MECHANISMS FOR HONORS PROGRAM PARTICIPANTS TO EARN HONORS CREDITS IN THEIR MAJORS

Departments, utilizing one or more of the three mechanisms explained below, have formulated plans for their honors students to meet the six-hour requirement.

COURSE MECHANISMS
  1. Catalogue Courses with Honors as a course designator
    These courses have “Honors” in their course designators. They may be used by any department.
     
    731. Honors Thesis Research (3:X:X)
    Research for the senior honors thesis, generally conducted during the fall semester of the senior year and directed by a faculty advisor.
     
    732. Honors Thesis (3:X:X)
    Preparation of the senior honors thesis, generally conducted during the spring semester of the senior year and directed by a faculty advisor.
     
    Option for students in performance fields:
    733. Honors Performance Project Research (3:X:X)
     
    734. Honors Performance Project (3:X:X)
    There is no paperwork connected with registration for these 7XX Honors courses. However, these courses need to be approved by the department chairperson.
     
  2. Department Courses at the 300 or 400 level.
    These may be utilized for honors credit if an honors student has filed an Honors Program Contract Agreement with the Registration and Records Office, academic department, instructor of the course, and the Honors Program Office. Each student, in consultation with the course instructor, must complete a contract, obtain the necessary signatures, and distribute copies to the persons/offices designated on the contract. The Honors Program Advisory Committee reviews all contracts to determine their suitability.
     
    The Honors Program Contract Agreement form is available from the Honors Program Office. This form must be completed and submitted to the Registration and Records Office before the beginning of the term in which the course will be taken. Honors students register for the course during the regular early registration period, but official designation of the honors credit is not complete until contracts are filed with the Registration and Records Office.
     
    Please note: 379 Special Topic is a convenient and available option in most departments. It may be utilized for HON credit when accompanied by an Honors Program Contract Agreement.
     
  3. Independent Study, Directed Study, or Internship courses at 300 or 400 level.

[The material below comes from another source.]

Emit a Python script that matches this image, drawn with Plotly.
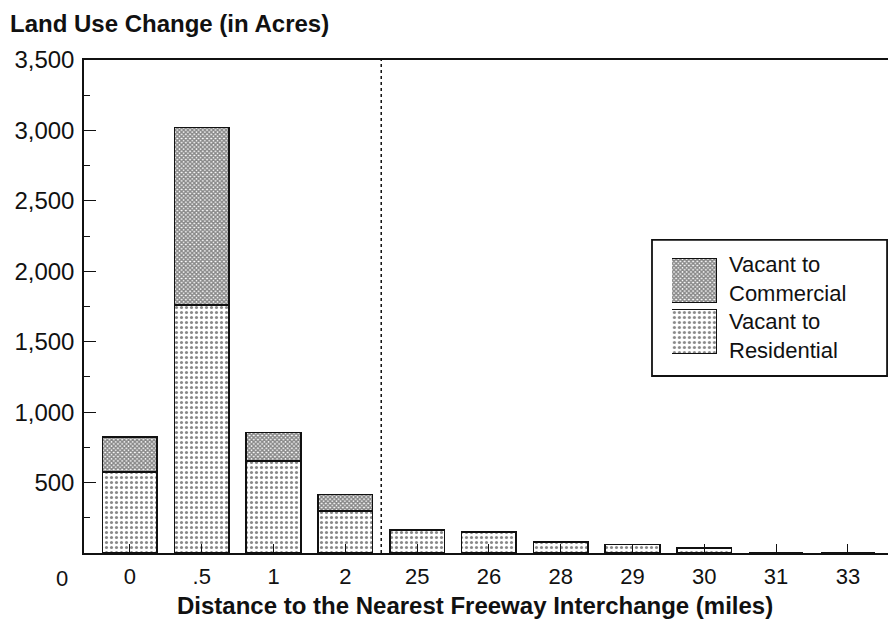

    By their very nature, Independent Study, Directed Study, and Internship courses entail individualization of the course, and thus do not require Honors Program Contract Agreements to guarantee individualization. Additionally, the approval of the Honors Program Advisory Committee is not required for these courses. Required forms for these courses are provided by the Registration and Records Office. The only difference for honors students as compared to general students using these forms is that honors or HON or H must be clearly stated as part of the course description in order to secure honors credit.
     
    Please note: Some departments have their own departmental internships listed in their departmental offerings. For example, BA department has a BA 419, 429, 439 Internship course; Biology department also has this arrangement. However, in all cases and for all departments, whether they have an internship listing or not in their catalogue offerings, an Internship Agreement form, available in the Registration and Records Office, must be completed and filed with the Registration and Records Office.